■ Task objective:
Pictures stay out of this copy, which runs from the first line of the material through the line containing "40, style: 'italic'".
-- start of Given material --
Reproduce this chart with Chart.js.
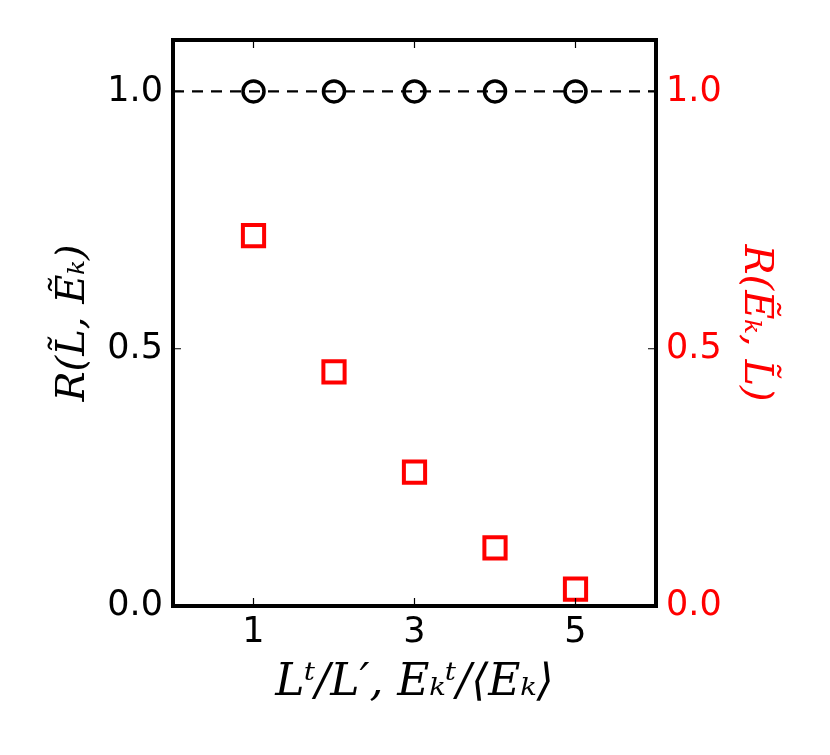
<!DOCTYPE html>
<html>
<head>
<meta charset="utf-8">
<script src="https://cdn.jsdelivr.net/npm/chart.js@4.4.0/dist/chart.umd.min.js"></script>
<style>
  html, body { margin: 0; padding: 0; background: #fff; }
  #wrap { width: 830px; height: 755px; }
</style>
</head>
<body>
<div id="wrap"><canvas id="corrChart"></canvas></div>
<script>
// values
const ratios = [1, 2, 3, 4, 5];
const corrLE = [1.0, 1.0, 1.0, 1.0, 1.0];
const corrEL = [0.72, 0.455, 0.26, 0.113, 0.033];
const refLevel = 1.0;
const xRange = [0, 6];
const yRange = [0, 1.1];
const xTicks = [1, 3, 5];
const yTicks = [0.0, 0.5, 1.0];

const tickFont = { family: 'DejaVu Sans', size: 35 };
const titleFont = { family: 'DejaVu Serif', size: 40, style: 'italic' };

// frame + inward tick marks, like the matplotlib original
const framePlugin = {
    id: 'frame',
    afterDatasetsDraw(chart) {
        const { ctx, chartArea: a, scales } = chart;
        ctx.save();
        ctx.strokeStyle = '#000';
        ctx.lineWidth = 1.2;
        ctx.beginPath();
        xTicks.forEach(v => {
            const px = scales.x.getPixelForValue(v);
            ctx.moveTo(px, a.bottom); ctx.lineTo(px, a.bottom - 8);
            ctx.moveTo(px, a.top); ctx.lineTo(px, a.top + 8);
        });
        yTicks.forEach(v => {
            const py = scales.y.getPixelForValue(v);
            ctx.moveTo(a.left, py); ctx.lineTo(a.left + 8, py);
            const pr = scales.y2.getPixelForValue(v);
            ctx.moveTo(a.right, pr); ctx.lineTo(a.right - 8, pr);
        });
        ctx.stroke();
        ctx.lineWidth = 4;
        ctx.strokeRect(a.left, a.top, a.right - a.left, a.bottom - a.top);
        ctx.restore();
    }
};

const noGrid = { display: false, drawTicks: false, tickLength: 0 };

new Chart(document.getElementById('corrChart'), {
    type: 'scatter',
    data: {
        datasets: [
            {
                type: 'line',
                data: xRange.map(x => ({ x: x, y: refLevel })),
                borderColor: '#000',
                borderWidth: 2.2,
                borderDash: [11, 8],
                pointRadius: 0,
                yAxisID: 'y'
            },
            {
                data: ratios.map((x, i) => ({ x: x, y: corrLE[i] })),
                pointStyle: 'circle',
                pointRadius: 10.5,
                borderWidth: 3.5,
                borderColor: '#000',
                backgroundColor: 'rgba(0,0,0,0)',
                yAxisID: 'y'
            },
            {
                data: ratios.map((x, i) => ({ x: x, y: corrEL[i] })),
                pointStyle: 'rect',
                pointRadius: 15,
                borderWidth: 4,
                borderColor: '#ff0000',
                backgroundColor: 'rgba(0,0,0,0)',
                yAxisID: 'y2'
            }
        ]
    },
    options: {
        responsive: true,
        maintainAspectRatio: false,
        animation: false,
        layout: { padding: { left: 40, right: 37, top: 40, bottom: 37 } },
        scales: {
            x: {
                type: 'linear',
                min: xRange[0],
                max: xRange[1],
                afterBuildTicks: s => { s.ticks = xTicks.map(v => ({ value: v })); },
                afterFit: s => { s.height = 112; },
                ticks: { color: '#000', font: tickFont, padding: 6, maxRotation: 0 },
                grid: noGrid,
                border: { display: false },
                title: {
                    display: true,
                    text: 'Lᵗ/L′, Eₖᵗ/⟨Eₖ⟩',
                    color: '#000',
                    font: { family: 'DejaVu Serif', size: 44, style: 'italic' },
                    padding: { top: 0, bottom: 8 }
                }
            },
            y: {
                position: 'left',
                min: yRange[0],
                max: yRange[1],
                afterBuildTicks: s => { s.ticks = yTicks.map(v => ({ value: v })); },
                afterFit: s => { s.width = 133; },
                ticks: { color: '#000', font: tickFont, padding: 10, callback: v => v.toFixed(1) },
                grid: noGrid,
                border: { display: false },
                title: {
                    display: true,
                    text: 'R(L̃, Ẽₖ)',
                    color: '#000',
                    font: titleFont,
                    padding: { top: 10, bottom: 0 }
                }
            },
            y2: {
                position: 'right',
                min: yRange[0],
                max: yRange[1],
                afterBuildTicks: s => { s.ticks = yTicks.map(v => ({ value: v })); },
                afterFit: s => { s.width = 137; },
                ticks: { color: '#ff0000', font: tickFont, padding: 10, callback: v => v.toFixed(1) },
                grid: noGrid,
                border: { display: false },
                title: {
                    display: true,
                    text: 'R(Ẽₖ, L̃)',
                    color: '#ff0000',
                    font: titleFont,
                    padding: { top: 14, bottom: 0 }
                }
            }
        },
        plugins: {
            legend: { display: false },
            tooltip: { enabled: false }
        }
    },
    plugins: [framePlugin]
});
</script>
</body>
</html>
-- end of Given material --
■ Output below:
Reproduce this chart with Chart.js.
<!DOCTYPE html>
<html>
<head>
<meta charset="utf-8">
<script src="https://cdn.jsdelivr.net/npm/chart.js@4.4.0/dist/chart.umd.min.js"></script>
<style>
  html, body { margin: 0; padding: 0; background: #fff; }
  #wrap { width: 830px; height: 755px; }
</style>
</head>
<body>
<div id="wrap"><canvas id="corrChart"></canvas></div>
<script>
// values
const ratios = [1, 2, 3, 4, 5];
const corrLE = [1.0, 1.0, 1.0, 1.0, 1.0];
const corrEL = [0.72, 0.455, 0.26, 0.113, 0.033];
const refLevel = 1.0;
const xRange = [0, 6];
const yRange = [0, 1.1];
const xTicks = [1, 3, 5];
const yTicks = [0.0, 0.5, 1.0];

const tickFont = { family: 'DejaVu Sans', size: 35 };
const titleFont = { family: 'DejaVu Serif', size: 40, style: 'italic' };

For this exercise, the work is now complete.